Será que chove?

O ar pesado se arrasta a muito custo numa brisa morna perfumada pela maresia.. Carrega também um cheiro que pode ser decomposto em, camarão frito, cerveja, limão, peixe, protetor solar e , é claro, urina..

Contemplo distraído, o limão sendo ritualísticamente macerado com açúcar. Turisticamente, em vez de assistir a liturgia alquímica, com a devida reverência, em siliêncio, puxo assunto: Dia lindo, não? Tá bonito sim, mas vai virá pra chuva, o caiçara responde, enquanto, elegantemente, agita no ar os dois copos dispostos boca com boca.

Bem feito, pensei. Quem mandou abrir a boca? Saber que o tempo vai mudar, de alguma forma deixa o dia mais feio ou pelo menos bonito. A exatidão do diagnóstico está fora de questão: meteorologistas fazem previsões, caiçaras apenas reportam a simples obviedade da natureza..

Fazer o que? Tomei a caipira e o dia ficou bonito de novo. Quando estava no fim da segunda cerveja que sucedeu a primeira caipirinha, a brisa já começava a cheirar diferente, pude reconhecer nuances aromáticos da patagônia que anteviam a frente fria. A conexão estava alquimicamente refeita e o caiçara absolutamente correto.
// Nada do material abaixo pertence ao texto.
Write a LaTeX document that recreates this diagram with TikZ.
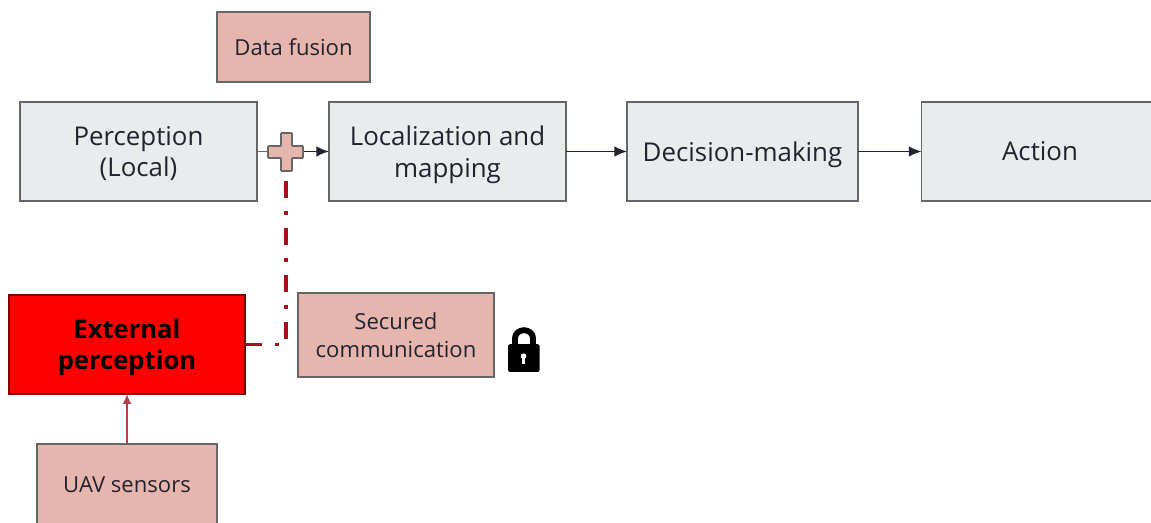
\documentclass[tikz,border=0pt]{standalone}
\usepackage{fontspec}
\setmainfont{Open Sans}
\usepackage{xcolor}
\usetikzlibrary{arrows.meta, calc}
\definecolor{boxgrey}{HTML}{E8ECEC}
\definecolor{boxpink}{HTML}{E6B5AD}
\definecolor{edgegrey}{HTML}{666666}
\definecolor{inkdark}{HTML}{23232F}
\definecolor{linkred}{HTML}{A80F1E}
\tikzset{
	stagebox/.style={draw=edgegrey,line width=1pt,fill=boxgrey,text=inkdark,outer sep=0pt,align=center,text depth=0pt,
		minimum width=5.925cm,minimum height=2.475cm,font=\fontsize{18.4}{22.7}\selectfont},
	pinkbox/.style={draw=edgegrey,line width=1pt,fill=boxpink,text=inkdark,outer sep=0pt,align=center,
		font=\fontsize{15.7}{20}\selectfont},
	flowarrow/.style={-{Latex[length=9pt,width=7.5pt]},line width=1pt,draw=inkdark},
}
\begin{document}
\begin{tikzpicture}
	\useasboundingbox (0,0) rectangle (28.775,13.075);

	% main chain
	\node[stagebox] (perception) at (3.4625,9.2875) {Perception\\(Local)};
	\node[stagebox] (localization) at (11.1875,9.2875) {Localization and\\mapping};
	\node[stagebox,minimum width=5.775cm] (decision) at (18.5625,9.2875) {Decision-making};
	\node[stagebox] (action) at (26,9.2875) {Action};
	\node[pinkbox,minimum width=3.825cm,minimum height=1.75cm] (fusion) at (7.3375,11.9) {Data fusion};

	% plus sign
	\node[minimum width=.875cm,minimum height=.3cm,inner sep=0pt,outer sep=0pt] (plus) at (7.15,9.2875) {};
	\coordinate (plusdown) at (7.15,8.625);

	% mapping lines
	\draw[flowarrow,-,draw=edgegrey] (perception) -- (plus);
	\draw[flowarrow] (plus) -- (localization);
	\draw[flowarrow] (localization) -- (decision);
	\draw[flowarrow] (decision) -- (action);
	\draw[draw=edgegrey,fill=boxpink,line width=1.2pt,rounded corners=.5pt]
	(6.7,9.125) -- (7.025,9.125) -- (7.025,8.8) -- (7.3,8.8) -- (7.3,9.125) -- (7.575,9.125)
	-- (7.575,9.425) -- (7.3,9.425) -- (7.3,9.75) -- (7.025,9.75) -- (7.025,9.425) -- (6.7,9.425) -- cycle;

	% external part
	\node[stagebox,draw=red!50!black,fill=red,text=black,minimum width=5.9cm,font=\fontsize{18.2}{22}\selectfont\bfseries] (external) at (3.175,4.4625) {External\\perception};
	\node[pinkbox,minimum width=4.9cm,minimum height=2.1cm] (secured) at (9.9,4.7) {Secured\\communication};
	\node[pinkbox,minimum width=4.5cm,minimum height=2.05cm] (sensors) at (3.175,.95) {UAV sensors};
	\draw[line width=2.8pt,linkred,dash pattern=on 12pt off 9.3pt on 2.8pt off 9.3pt] (external.east) -| (plusdown);
	\draw[-{Latex[length=7pt,width=6pt]},line width=.9pt,draw=linkred!80] (sensors) -- (external);

	% lock
	\draw[line width=4.2pt] (12.875,4.45) -- (12.875,4.62) arc (180:0:.225 and .2) -- (13.325,4.45);
	\fill[black,rounded corners=1.5pt] (12.7,3.775) rectangle (13.49,4.47);
	\fill[white] (13.09,4.17) circle (.07);
	\fill[white] (13.05,3.97) rectangle (13.13,4.15);
\end{tikzpicture}
\end{document}
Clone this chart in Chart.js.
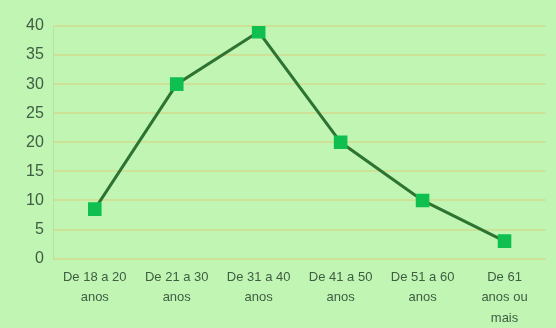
<!DOCTYPE html>
<html>
<head>
<meta charset="utf-8">
<script src="https://cdn.jsdelivr.net/npm/chart.js@4.4.1/dist/chart.umd.min.js"></script>
<style>
  html, body { margin: 0; padding: 0; background: #c1f5b3; }
  #wrap { width: 556px; height: 328px; overflow: hidden; }
</style>
</head>
<body>
<div id="wrap"><canvas id="chart" width="556" height="328"></canvas></div>
<script>
// age groups and values
const CATEGORIES = [
    ['De 18 a 20', 'anos'],
    ['De 21 a 30', 'anos'],
    ['De 31 a 40', 'anos'],
    ['De 41 a 50', 'anos'],
    ['De 51 a 60', 'anos'],
    ['De 61', 'anos ou', 'mais']
];
const VALUES = [8.5, 30, 39, 20, 10, 3];
const Y_MIN = 0;
const Y_MAX = 40;
const Y_STEP = 5;

const GRID = '#cde297';
const TEXT = '#3f5e42';

new Chart(document.getElementById('chart'), {
    type: 'line',
    data: {
        labels: CATEGORIES,
        datasets: [{
            data: VALUES,
            borderColor: '#2d7433',
            borderWidth: 3,
            backgroundColor: '#0fbf4f',
            pointBackgroundColor: '#0fbf4f',
            pointBorderColor: '#0fbf4f',
            pointStyle: 'rect',
            pointRadius: 7.5,
            pointHoverRadius: 7.5,
            tension: 0,
            fill: false
        }]
    },
    options: {
        responsive: false,
        animation: false,
        layout: { padding: { top: 26, right: 2, left: 16, bottom: -1 } },
        plugins: {
            legend: { display: false },
            tooltip: { enabled: false }
        },
        scales: {
            x: {
                offset: true,
                grid: { display: false },
                border: { color: GRID, width: 2 },
                ticks: {
                    autoSkip: false,
                    maxRotation: 0,
                    padding: 0,
                    color: TEXT,
                    font: { family: 'Liberation Sans, Arial, sans-serif', size: 13, lineHeight: 1.6 }
                }
            },
            y: {
                min: Y_MIN,
                max: Y_MAX,
                ticks: {
                    stepSize: Y_STEP,
                    padding: 10,
                    color: TEXT,
                    font: { family: 'Liberation Sans, Arial, sans-serif', size: 16 }
                },
                grid: { color: GRID, lineWidth: 2, drawTicks: false },
                border: { color: '#b6e59a', width: 1 }
            }
        }
    }
});
</script>
</body>
</html>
Nessa modorra é que a revelação comecou a formular-se na minha mente, encantada pela filosofal beberagem.

Nossa percepção sobre os fenomenos naturais tem se resumido a julgar a qualidade do ar pela ardência dos olhos, o que não deixa de ter utilidade, por que mantém viva a pergunta: Que catsu estamos fazendo aqui?

Então será que já não existe uma espécie de homídeo-cosmopolita? Não apenas do ponto de vista sociológico. Estou falando de um novo bicho, genética e neurologicamente diferente. Equipado com um repertório de mecanismos de sobrevivência adequados ao estilo de vida das nossas cidades/ mercado. Uma raça que, como o caiçara, seja capaz de prever alterações no seu meio, como uma alta no dólar, por exemplo ou uma queda na bolsa. Isso porém, sem utilizar o cientificísmo acadêmico, que como a meteorologia oficial é muito falho. Capacitado por instinto, a sobreviver no ecossistema financeiro, não porque seja assinante de Exame, mas porque faz parte da sua natureza..

Um ser que pudesse acordar de manhã e um décimo de milézimo de segundo antes de ligar a televisão comente com a esposa: hoje o ar tá com cheiro de crise Argentina. Não esquece de comprar uns dólar antes do armoço.
Não estou me referindo, insisto, àquele tipo de previsão óbvia que trata das relações patrão/empregado, governo/cidadão, ética/política. Nessa área, o ser humano ou melhor, o homo sapiens, possui um mecanismo auto regulador de natureza controversa , que pode ser traduzido como: me egana que eu gosto. Esse mecanismo porém, parece ter o seu desenvolvimento de forma cultural, não é portando instintivo.

A essa altura da minha especulação darwiniana, começo, com certa nostalgia, a concluir que a raça humana, como nós conhecemos, está em vias de extinção. Cada um de nós carrega diminutas, porém indeléveis, mutações úteis apenas aos frios propósitos evolucionistas. Genes que serão selecionados e transmitidos às futuras gerações segundo sua utilidade para sobrevivência financeira da espécie. Isso pode ser comprovado pelas inumeras histórias de todos aqueles que fizeram negócios um dia antes do plano Collor e passaram o mico adiante. Pessoas simples, comuns, que até hoje vivem agradecendo aos padroeiros, sem se dar conta que, na verdade, foram orientadas pelo gene mutante que carregam.

Nada de pânico. Não existe tragédia em evoluir, uma vez que estaremos eternizados nesse “homo qualquer coisa”, da mesma forma que o nosso colega das cavernas está em nós.

É bem verdade que, lamentavelmente, o novo senhor do mercado não terá nenhuma habilidade em prever a chuva, tomara não perca a capacidade de delirar.